The large white and crinkles shut in the window
across from me, probably a one-block distance away, billows;
rests; billows. A plastic bag; an apron, maybe a skirt;
a plastic bag. My glass acts like it’s melting.
An action figure in a floral print housedress
walks away from the market. Grocery bags included.
Headlights at sunset, doesn’t seem to apply to boats.
Fast cars pass the chinks between buildings.
A burst of kitchen steam. A flickering tv.
A woman, another one, a granddad moving around.
A t-shirt on a hanger drying inside.
A billowing apron hung out. (Sandra Liu)
Grand Rapids, MI: From horse less press comes another new chapbook, this one from Seattle poet and musician Rebecca Loudon, her TRISM (2012), a prose-poem sequence that weaves through a narrative of bears and the divine. I’d be interested to hear some of her thinking behind such a sequence. Is this a Victorian western about bears, or something entirely other? Exactly what is the story, here?
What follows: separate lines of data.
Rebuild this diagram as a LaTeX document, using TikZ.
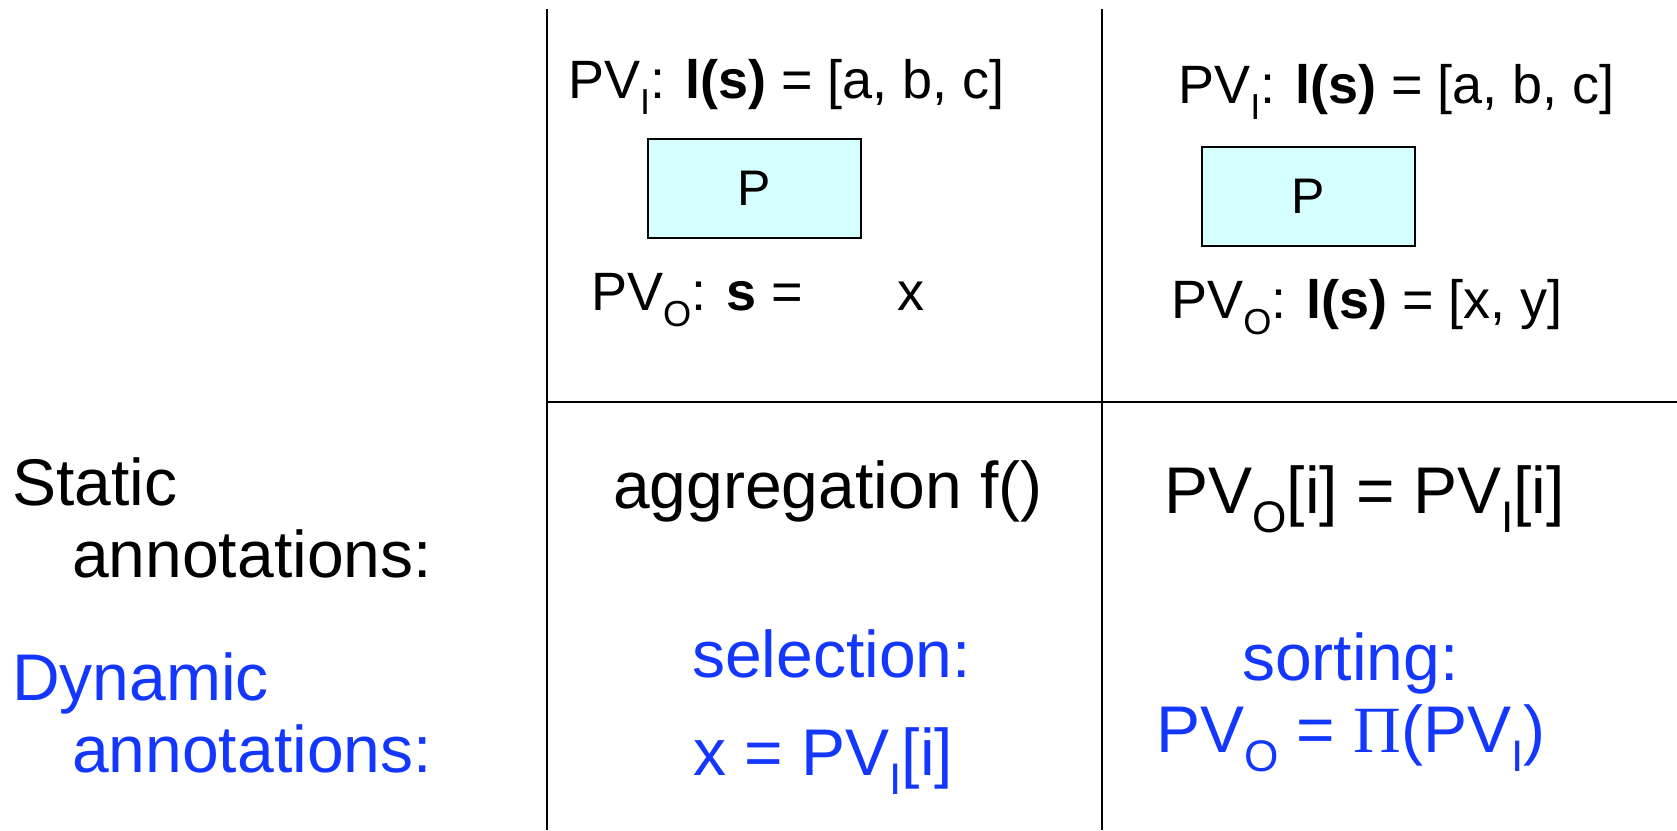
\documentclass[tikz,border=0pt]{standalone}
\usepackage{graphicx}
\usepackage{fontspec}
\setmainfont{Liberation Sans}
\newfontfamily\pifont{Liberation Serif}
\definecolor{dynblue}{RGB}{20,55,255}
\definecolor{boxcyan}{RGB}{214,255,255}
\newcommand{\sbs}[1]{\raisebox{-0.3em}{\scalebox{0.67}{#1}}}

\begin{document}
\begin{tikzpicture}[x=1pt, y=-1pt, every node/.style={inner sep=0pt, anchor=base west},
    big/.style={font=\fontsize{66}{79}\selectfont},
    small/.style={font=\fontsize{54}{64}\selectfont},
    dyn/.style={big, text=dynblue},
    pbox/.style={draw, line width=2pt, fill=boxcyan, anchor=center,
        minimum width=213, minimum height=99, font=\fontsize{50}{60}\selectfont}]
    \useasboundingbox (0,0) rectangle (1677,830);

    % Tabelle
    \coordinate (top1) at (547,9);
    \coordinate (top2) at (1102,9);
    \coordinate (mid1) at (547,402);
    \coordinate (mid2) at (1677,402);
    \draw[line width=2.5pt] (top1) -- (547,830);
    \draw[line width=2.5pt] (top2) -- (1102,830);
    \draw[line width=2.5pt] (mid1) -- (mid2);

    % Zeilenbeschriftung
    \node[big] (stat1) at (12,505) {Static};
    \node[big] (stat2) at (72,577) {annotations:};
    \node[dyn] (dyn1) at (12,700) {Dynamic};
    \node[dyn] (dyn2) at (72,772) {annotations:};

    % Aggregation
    \node[small] (inL) at (568,98) {PV\sbs{I}: \textbf{l(s)} = [a, b, c]};
    \node[pbox] (procL) at (754.5,188.5) {P};
    \node[small] (outL) at (591,310) {PV\sbs{O}: \textbf{s} =\hspace{1.75em}x};
    \node[big] (aggr) at (613,508) {aggregation f()};
    \node[dyn] (sel) at (692,677) {selection:};
    \node[dyn] (selx) at (693,775) {x = PV\sbs{I}[i]};

    % Sortierung
    \node[small] (inR) at (1178,103) {PV\sbs{I}: \textbf{l(s)} = [a, b, c]};
    \node[pbox] (procR) at (1308,196.5) {P};
    \node[small] (outR) at (1171,318) {PV\sbs{O}: \textbf{l(s)} = [x, y]};
    \node[big] (perm) at (1164,513) {PV\sbs{O}[i] = PV\sbs{I}[i]};
    \node[dyn] (sort) at (1242,680) {sorting:};
    \node[dyn] (sortp) at (1156,752) {PV\sbs{O} = {\pifont Π}(PV\sbs{I})};
\end{tikzpicture}
\end{document}
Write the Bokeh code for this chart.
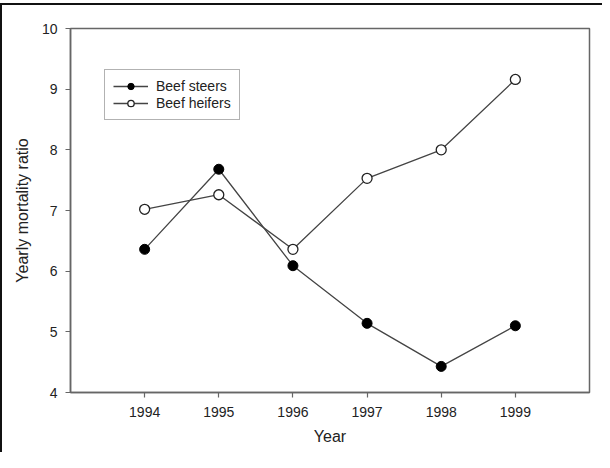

The girls were named Alice the boys were named Jack. Their room was a wheel on a ship. Approach cautiously. Rouge was the place they looked for. Played wounded in battle. Trism Bear scouted the courtyard. Bears have no patience with rhetoric. Drank up felt the beer rise. Alices disappeared in the past making police work difficult. Took care at the conference of birds plague masks unguents curious recipes. Alices lowered the shawls from their foreheads under the influence of pebbles. Jacks leapt to their feet. Safety’s luxury came late. Broken glass on the Marilyn Shrine oranges and pine a candle made from human fat. The moon was down but there was enough light for horses to ford the river. Cherished a secret grudge against breathing machines. Did not let Trism Bear hear. Alices and Jacks were homeless and waiting for food. Desolation Point. The difficult miracle of anvil wince and shit. They were what was found there.